>>>
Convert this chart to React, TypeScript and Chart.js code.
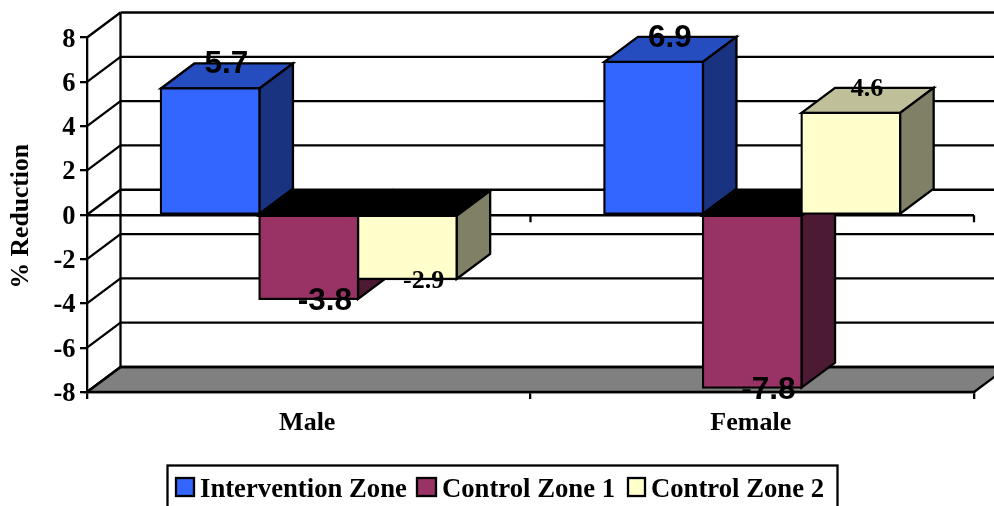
import React, { useEffect, useRef } from "react";
import { Chart, registerables } from "chart.js";

Chart.register(...registerables);

const categories = ["Male", "Female"];
const interventionZone = [5.7, 6.9];
const controlZone1 = [-3.8, -7.8];
const controlZone2 = [-2.9, 4.6];
const seriesNames = ["Intervention Zone", "Control Zone 1", "Control Zone 2"];
const axisTitle = "% Reduction";

const SERIF = "'Liberation Serif', 'Times New Roman', serif";
const SANS = "'Liberation Sans', Arial, sans-serif";
const DX = 33.5;
const DY = 25;
const LW = 2.3;

const faces = [
  { front: "#3366FF", top: "#264DBF", side: "#1A3380", labelFont: `bold 31.5px ${SANS}` },
  { front: "#993366", top: "#731F4D", side: "#4D1A33", labelFont: `bold 31.5px ${SANS}` },
  { front: "#FFFFCC", top: "#BFBF99", side: "#808066", labelFont: `bold 26px ${SERIF}` },
];

function poly(ctx: CanvasRenderingContext2D, pts: number[][], fill: string | null) {
  ctx.beginPath();
  pts.forEach((p, i) => (i ? ctx.lineTo(p[0], p[1]) : ctx.moveTo(p[0], p[1])));
  ctx.closePath();
  if (fill) {
    ctx.fillStyle = fill;
    ctx.fill();
  }
  ctx.stroke();
}

function line(ctx: CanvasRenderingContext2D, x1: number, y1: number, x2: number, y2: number) {
  ctx.beginPath();
  ctx.moveTo(x1, y1);
  ctx.lineTo(x2, y2);
  ctx.stroke();
}

const box3d = {
  id: "box3d",
  beforeDatasetsDraw(chart: any) {
    const { ctx, chartArea: a, scales } = chart;
    const ys = scales.y;
    const xs = scales.x;
    ctx.save();
    ctx.strokeStyle = "#000";
    ctx.lineWidth = LW;
    const bottom = ys.getPixelForValue(ys.min);
    poly(
      ctx,
      [
        [a.left, bottom],
        [a.left + DX, bottom - DY],
        [a.right + DX, bottom - DY],
        [a.right, bottom],
      ],
      "#808080"
    );
    ys.ticks.forEach((t: any) => {
      const y = ys.getPixelForValue(t.value);
      line(ctx, a.left, y, a.left + DX, y - DY);
      line(ctx, a.left + DX, y - DY, a.right + DX, y - DY);
    });
    line(ctx, a.left + DX, ys.getPixelForValue(ys.max) - DY, a.left + DX, bottom - DY);

    const zero = ys.getPixelForValue(0) + 0.5;
    line(ctx, a.left, zero, a.right, zero);
    const mid = (xs.getPixelForValue(0) + xs.getPixelForValue(1)) / 2;
    line(ctx, mid, zero, mid, zero + 7);
    line(ctx, a.right, zero, a.right, zero + 7);

    const n = chart.data.labels.length;
    for (let c = 0; c < n; c++) {
      chart.data.datasets.forEach((ds: any, d: number) => {
        const bar = chart.getDatasetMeta(d).data[c];
        const { x, y, base, width } = bar.getProps(["x", "y", "base", "width"], true);
        const l = x - width / 2;
        const r = x + width / 2;
        const top = Math.min(y, base);
        const low = Math.max(y, base);
        const f = faces[d];
        poly(
          ctx,
          [
            [l, top],
            [l + DX, top - DY],
            [r + DX, top - DY],
            [r, top],
          ],
          ds.data[c] < 0 ? "#000000" : f.top
        );
        poly(
          ctx,
          [
            [r, top],
            [r + DX, top - DY],
            [r + DX, low - DY],
            [r, low],
          ],
          f.side
        );
      });
    }
    ctx.restore();
  },
  afterDatasetsDraw(chart: any) {
    const { ctx, scales } = chart;
    const ys = scales.y;
    ctx.save();
    ctx.fillStyle = "#000";

    // value-axis tick labels and title
    ctx.font = `bold 26.5px ${SERIF}`;
    ctx.textAlign = "right";
    ctx.textBaseline = "alphabetic";
    ys.ticks.forEach((t: any) => {
      ctx.fillText(String(t.label), 75.5, ys.getPixelForValue(t.value) + 9);
    });
    ctx.save();
    ctx.translate(21, ys.getPixelForValue(0) + 1.5);
    ctx.rotate(-Math.PI / 2);
    ctx.textAlign = "center";
    ctx.textBaseline = "middle";
    ctx.font = `bold 25.6px ${SERIF}`;
    ctx.fillText(axisTitle, 0, 0);
    ctx.restore();

    // data labels
    ctx.textAlign = "center";
    ctx.textBaseline = "middle";
    chart.data.datasets.forEach((ds: any, d: number) => {
      chart.getDatasetMeta(d).data.forEach((bar: any, c: number) => {
        const { x, y } = bar.getProps(["x", "y"], true);
        const v = ds.data[c];
        ctx.font = faces[d].labelFont;
        ctx.fillText(String(v), x + DX / 2 - 0.5, v > 0 ? y - DY + 1 : y + 2.5);
      });
    });

    // legend frame and entries
    ctx.strokeStyle = "#000";
    ctx.lineWidth = LW;
    ctx.strokeRect(167.5, 465.5, 670, 60);
    ctx.font = `bold 26.7px ${SERIF}`;
    ctx.textAlign = "left";
    ctx.textBaseline = "alphabetic";
    const boxes = [176, 417, 628];
    const boxWidths = [18, 19, 17];
    const texts = [200, 442, 651];
    chart.data.datasets.forEach((ds: any, d: number) => {
      ctx.fillStyle = faces[d].front;
      ctx.fillRect(boxes[d], 478, boxWidths[d], 18);
      ctx.strokeRect(boxes[d], 478, boxWidths[d], 18);
      ctx.fillStyle = "#000";
      ctx.fillText(ds.label, texts[d], 496.5);
    });
    ctx.restore();
  },
};

export default function App() {
  const ref = useRef<HTMLCanvasElement>(null);
  useEffect(() => {
    const font = { family: SERIF, size: 26, weight: "bold" as const };
    const chart = new Chart(ref.current!, {
      type: "bar",
      data: {
        labels: categories,
        datasets: [interventionZone, controlZone1, controlZone2].map((data, i) => ({
          label: seriesNames[i],
          data,
          backgroundColor: faces[i].front,
          borderColor: "#000",
          borderWidth: LW,
          borderSkipped: false,
          inflateAmount: LW / 2,
          barPercentage: 1,
          categoryPercentage: 0.667,
        })),
      },
      options: {
        responsive: false,
        animation: false,
        layout: { padding: { left: 0, right: 20, top: 37.5, bottom: 0 } },
        plugins: { legend: { display: false }, tooltip: { enabled: false } },
        scales: {
          x: {
            afterFit: (s: any) => {
              s.height = 114;
            },
            grid: { drawOnChartArea: false, color: "#000", lineWidth: LW, tickLength: 7 },
            border: { color: "#000", width: LW },
            ticks: { color: "#000", font, padding: 9, maxRotation: 0, labelOffset: -1.5 },
          },
          y: {
            min: -8,
            max: 8,
            afterFit: (s: any) => {
              s.width = 87;
            },
            grid: { drawOnChartArea: false, color: "#000", lineWidth: LW, tickLength: 7 },
            border: { color: "#000", width: LW },
            ticks: { stepSize: 2, display: false },
          },
        },
      },
      plugins: [box3d],
    });
    return () => chart.destroy();
  }, []);
  return (
    <canvas
      ref={ref}
      width={994}
      height={506}
      style={{ position: "fixed", left: 0, top: 0, width: 994, height: 506, background: "#fff" }}
    />
  );
}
<<<
**WHAT YOU ARE ASKED TO DO**
Restate the listing above word for word, and skip the pictures.

**FINISHED ANSWER**
Convert this chart to React, TypeScript and Chart.js code.
import React, { useEffect, useRef } from "react";
import { Chart, registerables } from "chart.js";

Chart.register(...registerables);

const categories = ["Male", "Female"];
const interventionZone = [5.7, 6.9];
const controlZone1 = [-3.8, -7.8];
const controlZone2 = [-2.9, 4.6];
const seriesNames = ["Intervention Zone", "Control Zone 1", "Control Zone 2"];
const axisTitle = "% Reduction";

const SERIF = "'Liberation Serif', 'Times New Roman', serif";
const SANS = "'Liberation Sans', Arial, sans-serif";
const DX = 33.5;
const DY = 25;
const LW = 2.3;

const faces = [
  { front: "#3366FF", top: "#264DBF", side: "#1A3380", labelFont: `bold 31.5px ${SANS}` },
  { front: "#993366", top: "#731F4D", side: "#4D1A33", labelFont: `bold 31.5px ${SANS}` },
  { front: "#FFFFCC", top: "#BFBF99", side: "#808066", labelFont: `bold 26px ${SERIF}` },
];

function poly(ctx: CanvasRenderingContext2D, pts: number[][], fill: string | null) {
  ctx.beginPath();
  pts.forEach((p, i) => (i ? ctx.lineTo(p[0], p[1]) : ctx.moveTo(p[0], p[1])));
  ctx.closePath();
  if (fill) {
    ctx.fillStyle = fill;
    ctx.fill();
  }
  ctx.stroke();
}

function line(ctx: CanvasRenderingContext2D, x1: number, y1: number, x2: number, y2: number) {
  ctx.beginPath();
  ctx.moveTo(x1, y1);
  ctx.lineTo(x2, y2);
  ctx.stroke();
}

const box3d = {
  id: "box3d",
  beforeDatasetsDraw(chart: any) {
    const { ctx, chartArea: a, scales } = chart;
    const ys = scales.y;
    const xs = scales.x;
    ctx.save();
    ctx.strokeStyle = "#000";
    ctx.lineWidth = LW;
    const bottom = ys.getPixelForValue(ys.min);
    poly(
      ctx,
      [
        [a.left, bottom],
        [a.left + DX, bottom - DY],
        [a.right + DX, bottom - DY],
        [a.right, bottom],
      ],
      "#808080"
    );
    ys.ticks.forEach((t: any) => {
      const y = ys.getPixelForValue(t.value);
      line(ctx, a.left, y, a.left + DX, y - DY);
      line(ctx, a.left + DX, y - DY, a.right + DX, y - DY);
    });
    line(ctx, a.left + DX, ys.getPixelForValue(ys.max) - DY, a.left + DX, bottom - DY);

    const zero = ys.getPixelForValue(0) + 0.5;
    line(ctx, a.left, zero, a.right, zero);
    const mid = (xs.getPixelForValue(0) + xs.getPixelForValue(1)) / 2;
    line(ctx, mid, zero, mid, zero + 7);
    line(ctx, a.right, zero, a.right, zero + 7);

    const n = chart.data.labels.length;
    for (let c = 0; c < n; c++) {
      chart.data.datasets.forEach((ds: any, d: number) => {
        const bar = chart.getDatasetMeta(d).data[c];
        const { x, y, base, width } = bar.getProps(["x", "y", "base", "width"], true);
        const l = x - width / 2;
        const r = x + width / 2;
        const top = Math.min(y, base);
        const low = Math.max(y, base);
        const f = faces[d];
        poly(
          ctx,
          [
            [l, top],
            [l + DX, top - DY],
            [r + DX, top - DY],
            [r, top],
          ],
          ds.data[c] < 0 ? "#000000" : f.top
        );
        poly(
          ctx,
          [
            [r, top],
            [r + DX, top - DY],
            [r + DX, low - DY],
            [r, low],
          ],
          f.side
        );
      });
    }
    ctx.restore();
  },
  afterDatasetsDraw(chart: any) {
    const { ctx, scales } = chart;
    const ys = scales.y;
    ctx.save();
    ctx.fillStyle = "#000";

    // value-axis tick labels and title
    ctx.font = `bold 26.5px ${SERIF}`;
    ctx.textAlign = "right";
    ctx.textBaseline = "alphabetic";
    ys.ticks.forEach((t: any) => {
      ctx.fillText(String(t.label), 75.5, ys.getPixelForValue(t.value) + 9);
    });
    ctx.save();
    ctx.translate(21, ys.getPixelForValue(0) + 1.5);
    ctx.rotate(-Math.PI / 2);
    ctx.textAlign = "center";
    ctx.textBaseline = "middle";
    ctx.font = `bold 25.6px ${SERIF}`;
    ctx.fillText(axisTitle, 0, 0);
    ctx.restore();

    // data labels
    ctx.textAlign = "center";
    ctx.textBaseline = "middle";
    chart.data.datasets.forEach((ds: any, d: number) => {
      chart.getDatasetMeta(d).data.forEach((bar: any, c: number) => {
        const { x, y } = bar.getProps(["x", "y"], true);
        const v = ds.data[c];
        ctx.font = faces[d].labelFont;
        ctx.fillText(String(v), x + DX / 2 - 0.5, v > 0 ? y - DY + 1 : y + 2.5);
      });
    });

    // legend frame and entries
    ctx.strokeStyle = "#000";
    ctx.lineWidth = LW;
    ctx.strokeRect(167.5, 465.5, 670, 60);
    ctx.font = `bold 26.7px ${SERIF}`;
    ctx.textAlign = "left";
    ctx.textBaseline = "alphabetic";
    const boxes = [176, 417, 628];
    const boxWidths = [18, 19, 17];
    const texts = [200, 442, 651];
    chart.data.datasets.forEach((ds: any, d: number) => {
      ctx.fillStyle = faces[d].front;
      ctx.fillRect(boxes[d], 478, boxWidths[d], 18);
      ctx.strokeRect(boxes[d], 478, boxWidths[d], 18);
      ctx.fillStyle = "#000";
      ctx.fillText(ds.label, texts[d], 496.5);
    });
    ctx.restore();
  },
};

export default function App() {
  const ref = useRef<HTMLCanvasElement>(null);
  useEffect(() => {
    const font = { family: SERIF, size: 26, weight: "bold" as const };
    const chart = new Chart(ref.current!, {
      type: "bar",
      data: {
        labels: categories,
        datasets: [interventionZone, controlZone1, controlZone2].map((data, i) => ({
          label: seriesNames[i],
          data,
          backgroundColor: faces[i].front,
          borderColor: "#000",
          borderWidth: LW,
          borderSkipped: false,
          inflateAmount: LW / 2,
          barPercentage: 1,
          categoryPercentage: 0.667,
        })),
      },
      options: {
        responsive: false,
        animation: false,
        layout: { padding: { left: 0, right: 20, top: 37.5, bottom: 0 } },
        plugins: { legend: { display: false }, tooltip: { enabled: false } },
        scales: {
          x: {
            afterFit: (s: any) => {
              s.height = 114;
            },
            grid: { drawOnChartArea: false, color: "#000", lineWidth: LW, tickLength: 7 },
            border: { color: "#000", width: LW },
            ticks: { color: "#000", font, padding: 9, maxRotation: 0, labelOffset: -1.5 },
          },
          y: {
            min: -8,
            max: 8,
            afterFit: (s: any) => {
              s.width = 87;
            },
            grid: { drawOnChartArea: false, color: "#000", lineWidth: LW, tickLength: 7 },
            border: { color: "#000", width: LW },
            ticks: { stepSize: 2, display: false },
          },
        },
      },
      plugins: [box3d],
    });
    return () => chart.destroy();
  }, []);
  return (
    <canvas
      ref={ref}
      width={994}
      height={506}
      style={{ position: "fixed", left: 0, top: 0, width: 994, height: 506, background: "#fff" }}
    />
  );
}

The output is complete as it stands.